‘You shoot me in a dream, you better wake up and apologize…’
There are great movies and there are influential movies. Occasionally a movie comes along that changes cinema forever. Not often, but sometimes there is a movie that does all of the above. Reservoir Dogs is one of those rare moments when everything comes together to produce a masterpiece.
The story behind the production of Reservoir Dogs is almost as compelling as the film itself. First time director Quentin Tarantino was working in a video store and had planned to film his heist script on a budget of $30,000. Through an unlikely series of coincidences, Harvey Keitel got his hands on the script and agreed to star and co-finance. The rest is history.

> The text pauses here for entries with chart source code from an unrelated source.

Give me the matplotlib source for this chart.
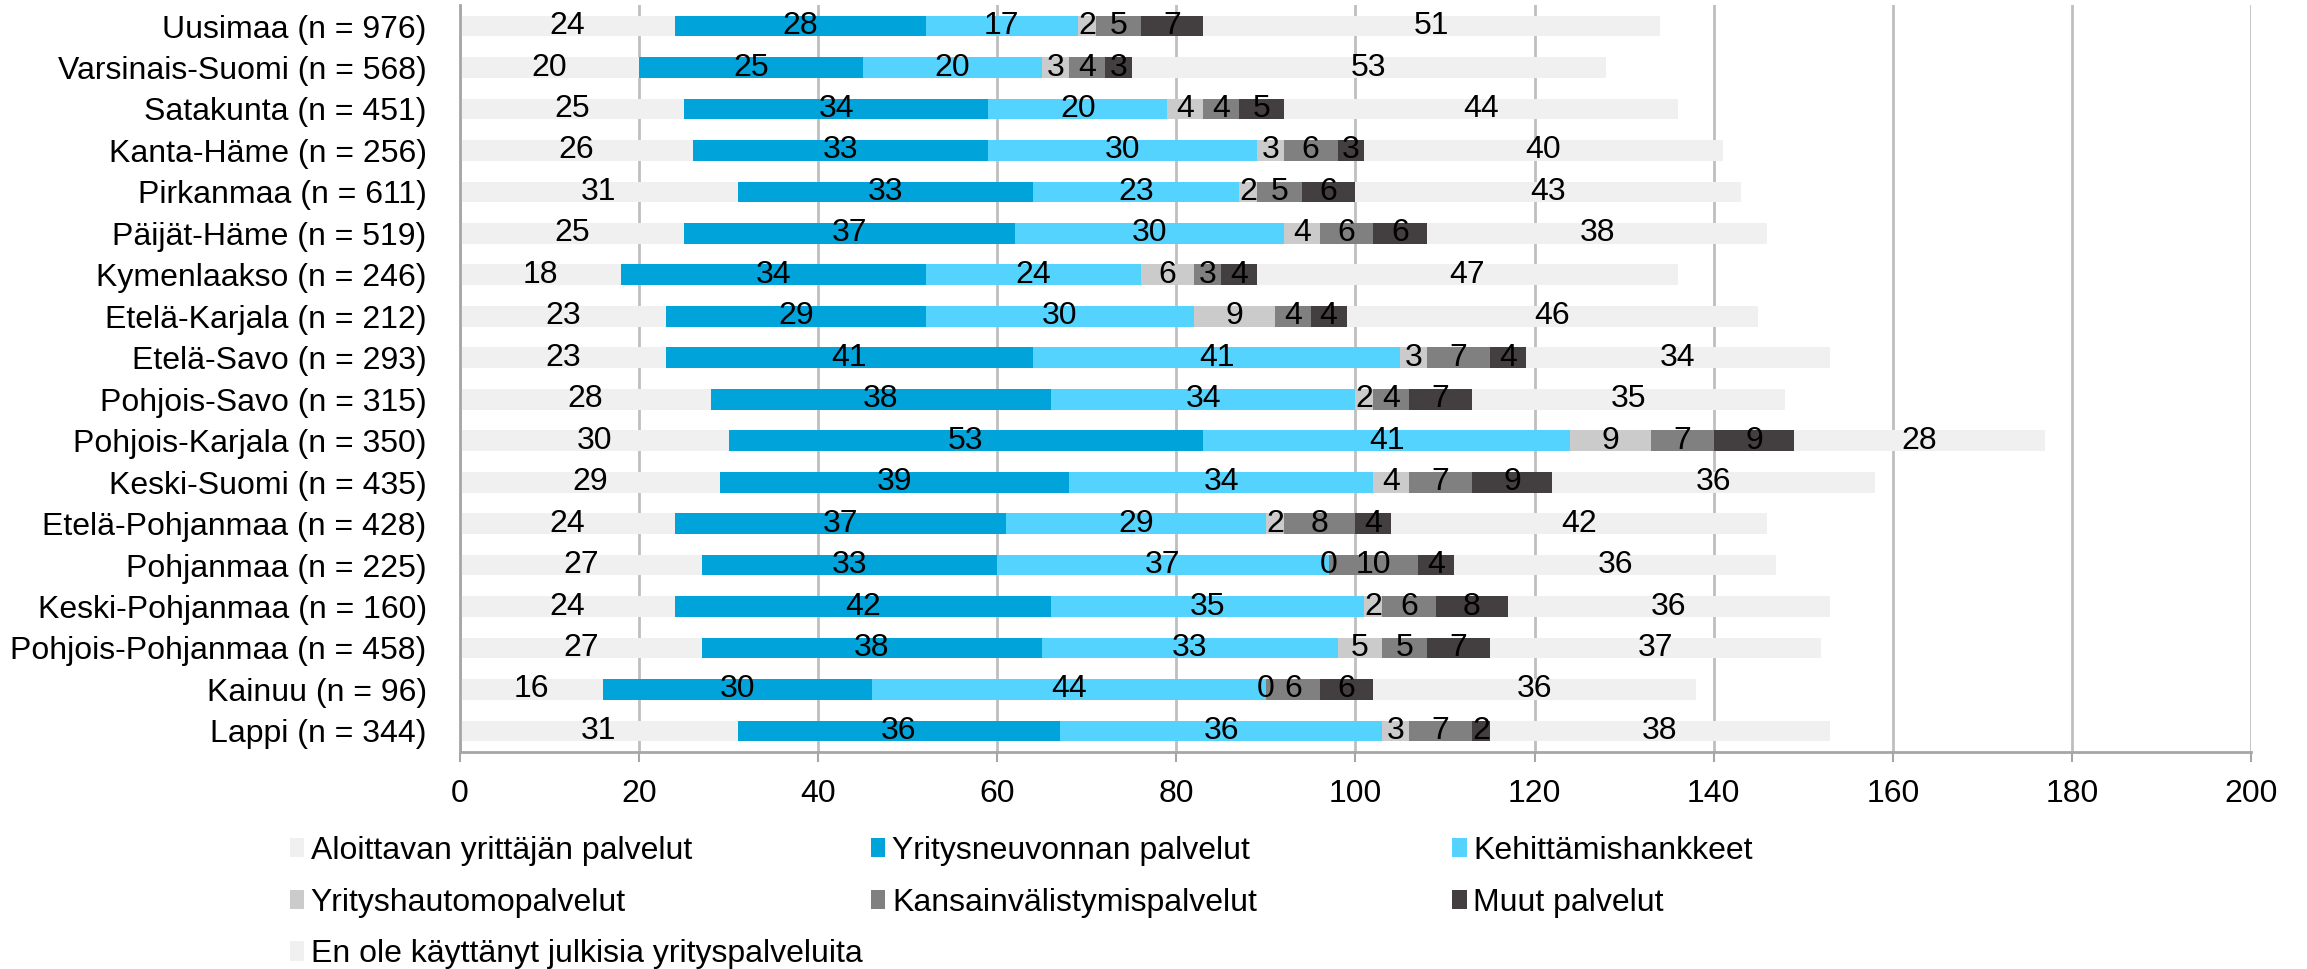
import numpy as np
import matplotlib
matplotlib.use("Agg")
import matplotlib.pyplot as plt
from matplotlib.patches import Patch

plt.rcParams["font.family"] = ["Liberation Sans", "DejaVu Sans"]

# regions, top to bottom
regions = ["Uusimaa (n = 976)", "Varsinais-Suomi (n = 568)", "Satakunta (n = 451)",
           "Kanta-Häme (n = 256)", "Pirkanmaa (n = 611)", "Päijät-Häme (n = 519)",
           "Kymenlaakso (n = 246)", "Etelä-Karjala (n = 212)", "Etelä-Savo (n = 293)",
           "Pohjois-Savo (n = 315)", "Pohjois-Karjala (n = 350)", "Keski-Suomi (n = 435)",
           "Etelä-Pohjanmaa (n = 428)", "Pohjanmaa (n = 225)", "Keski-Pohjanmaa (n = 160)",
           "Pohjois-Pohjanmaa (n = 458)", "Kainuu (n = 96)", "Lappi (n = 344)"]

aloittavan = [24, 20, 25, 26, 31, 25, 18, 23, 23, 28, 30, 29, 24, 27, 24, 27, 16, 31]
neuvonta = [28, 25, 34, 33, 33, 37, 34, 29, 41, 38, 53, 39, 37, 33, 42, 38, 30, 36]
kehittamis = [17, 20, 20, 30, 23, 30, 24, 30, 41, 34, 41, 34, 29, 37, 35, 33, 44, 36]
hautomo = [2, 3, 4, 3, 2, 4, 6, 9, 3, 2, 9, 4, 2, 0, 2, 5, 0, 3]
kansainv = [5, 4, 4, 6, 5, 6, 3, 4, 7, 4, 7, 7, 8, 10, 6, 5, 6, 7]
muut = [7, 3, 5, 3, 6, 6, 4, 4, 4, 7, 9, 9, 4, 4, 8, 7, 6, 2]
en_ole = [51, 53, 44, 40, 43, 38, 47, 46, 34, 35, 28, 36, 42, 36, 36, 37, 36, 38]

series_names = ["Aloittavan yrittäjän palvelut", "Yritysneuvonnan palvelut", "Kehittämishankkeet",
                "Yrityshautomopalvelut", "Kansainvälistymispalvelut", "Muut palvelut",
                "En ole käyttänyt julkisia yrityspalveluita"]
series = [aloittavan, neuvonta, kehittamis, hautomo, kansainv, muut, en_ole]
colors = ["#F0F0F0", "#00A4DA", "#55D3FF", "#CBCBCB", "#808080", "#433F40", "#F0F0F0"]

fig = plt.figure(figsize=(23.07, 9.69), dpi=100)
ax = fig.add_axes([0.1994, 0.2243, 0.9757 - 0.1994, 0.9945 - 0.2243])

y = np.arange(len(regions))
left = np.zeros(len(regions))
handles = []
for name, vals, col in zip(series_names, series, colors):
    vals = np.array(vals, dtype=float)
    bars = ax.barh(y, vals, left=left, height=0.5, color=col, label=name, zorder=2)
    ax.bar_label(bars, labels=[f"{v:g}" for v in vals], label_type="center", fontsize=23, color="black")
    left += vals
    handles.append(Patch(facecolor=col, edgecolor="none"))

ax.set_xlim(0, 200)
ax.set_ylim(len(regions) - 0.5, -0.5)
ax.set_xticks(np.arange(0, 201, 20))
ax.set_yticks(y)
ax.set_yticklabels(regions)
ax.tick_params(axis="y", length=0, pad=24, labelsize=23)
ax.tick_params(axis="x", length=7, width=1.5, color="#A6A6A6", pad=13, labelsize=23)
ax.grid(axis="x", color="#BFBFBF", linewidth=2, zorder=0)
ax.set_axisbelow(True)
for s in ["top", "right"]:
    ax.spines[s].set_visible(False)
ax.spines["left"].set_color("#A6A6A6")
ax.spines["left"].set_linewidth(2)
ax.spines["bottom"].set_color("#A6A6A6")
ax.spines["bottom"].set_linewidth(2)

# legend laid out in three columns, row-major like the original
cols = [[0, 3, 6], [1, 4], [2, 5]]
col_x = [0.1257, 0.3776, 0.6295]
for idx, cx in zip(cols, col_x):
    fig.legend([handles[i] for i in idx], [series_names[i] for i in idx],
               loc="upper left", bbox_to_anchor=(cx, 0.1374), frameon=False,
               fontsize=23, handlelength=0.45, handleheight=0.55, handletextpad=0.2,
               labelspacing=0.68, borderpad=0, borderaxespad=0)

fig.savefig("out.png", dpi=100)
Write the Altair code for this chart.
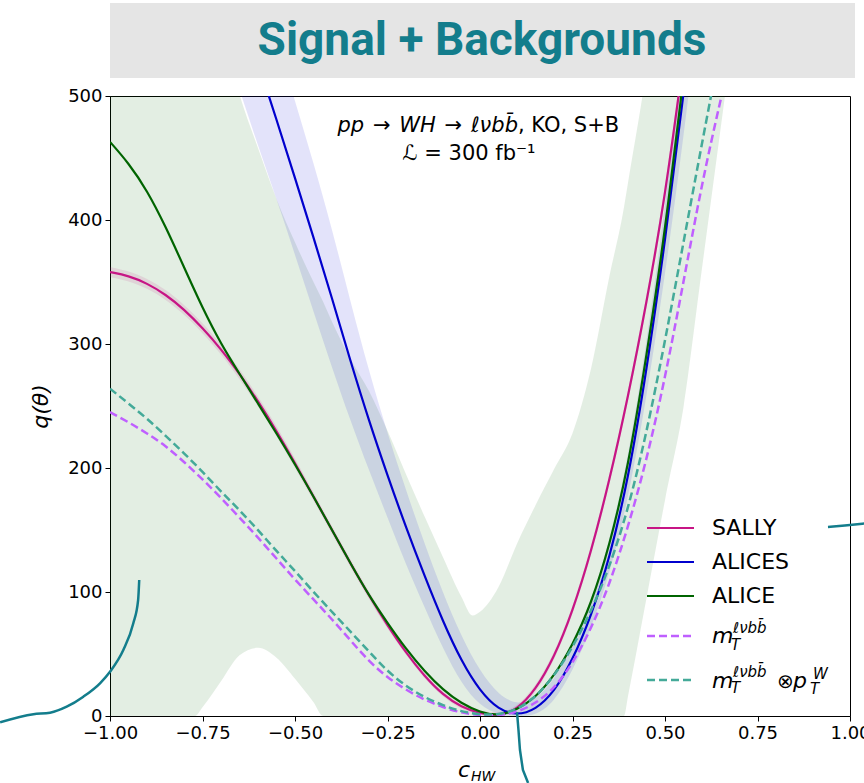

I love visuals and effects as much as the next man, (unless the next man is Michael Bay), but my real passion is for actors. Two films I have mentioned a lot in my writing are Zodiac and Glengarry Glen Ross. In terms of acting, I find those two movies to be almost peerless. One film that can consider itself to be of that high standard however, is Reservoir Dogs.
An eclectic group of criminals are recruited to steal a whole lot of diamonds. The heist goes badly wrong as we see the consequences played out, interwoven with a non linear account of how the heist was planned. The decision not to show the heist was initially budgetary but eventually, Tarantino came to realise the film would be much better without it.
The cast is simply wonderful. Harvey Keitel is by turns brutal and compassionate, Tim Roth is both vulnerable and cocky, Michael Madsen is eerily convincing in a career making performance as the psychotic Mr. Blonde and Lawrence Tierney is suitably imposing as the boss. It is Steve Buscemi though who really elevates Reservoir Dogs to the masterpiece that it has since become. Buscemi is a force of nature throughout, hilarious one minute, seething with anger the next. The New York actor has since become one of the best character actors of his generation but you could argue that he never really topped Mr. Pink.
Quentin Tarantino has become more and more off the rails as his career has gone on. A simple tale told in an exemplary way is not enough for him any more. That is a shame because Reservoir Dogs, his first picture, is probably his best.